8.5 Data Processing Obligations.  We will, in relation to any personal data processed in connection with the performance of our Services under this Agreement:
8.5.1 process that personal data only in accordance with your instructions;
8.5.2 ensure that we have in place appropriate technical and organisational measures to protect against unathorised or unlawful processing of personal data and against loss or destruction of personal data, appropriate to the harm that might result having regard to the state of technological development and the cost of implementing any such measures;
8.5.3 ensure that all personnel who have access to and/or process personal data are obliged to keep the personal data confidential, safe and secure;
8.5.4 not transfer any personal data outside of the UK unless we have provided appropriate safeguards are in place in relation to the transfer and that we have complied with our obligations under the relevant data protection legislation by providing an adequate level of protection to any personal data that is transferred;
8.5.5 assist you, at your cost, in responding to any request from a data subject and in ensuring compliance with our obligations under the data protection legislation with respect to security, breach notifications, impact assessments and consultations with supervisory authorities or regulators;
8.5.6 notify you, as soon as reasonably possible, on becoming aware of a personal data breach of any of your or your clients personal data;
8.5.7 on your written request, delete or return any personal data we hold about you or your clients; and
8.5.8 maintain complete and accurate records and information to demonstrate our compliance with this data protection clause.
9 Termination
9.1 Termination for Breach. Either party may immediately terminate this Agreement on written notice to the other if the other party repeatedly fails to adequately perform its obligations (such as your failure to pay for the Services, or our failure to deliver the Services in accordance with this agreement).
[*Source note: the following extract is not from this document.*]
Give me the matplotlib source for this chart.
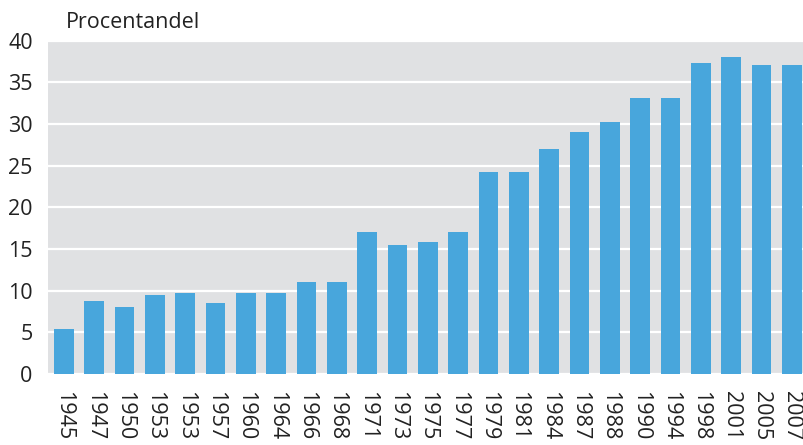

9.2 Termination for Convenience.  Either party may terminate this agreement by providing the other party with one month’s written notice.
10 Other Important Terms
10.1 Insurance.  We have in place, and will maintain during the term of this Agreement, adequate professional indemnity insurance with a reputable insurance company.
10.2 Assignment. Neither you or we may assign this Agreement to any third party without the other party’s prior consent, however either party may assign this Agreement to its affiliates or successors in title at any time.
10.3 Force majeure. Neither party is liable or will be in breach of this Agreement for any delays or failures in their performance resulting from an event beyond their reasonable control (a Force Majeure Event). If a Force Majeure Event occurs, the affected party will promptly notify the other and provide details about the event and when it started. If the event continues for more than 15 days, the unaffected party may immediately terminate this Agreement by providing written notice to the other party.
10.4 Amendments. Any variation to this Agreement must be mutually agreed in writing.
10.5 Notices. All notices under this Agreement must be in writing and sent through email or post to the email address or address set out at the start of this Agreement.
10.6 Severability. If any term of this Agreement is found to be void or unenforceable by a court of competent jurisdiction, the rest of this Agreement will remain in full force and effect.
10.7 Governing law and jurisdiction. This Agreement is governed by the laws of England & Wales and any disputes arising from it will be settled exclusively by the courts of England.
10.8 Copies. This Agreement may be executed in counterparts via electronic signatures, each of which is an original, and all of which constitute one and the same.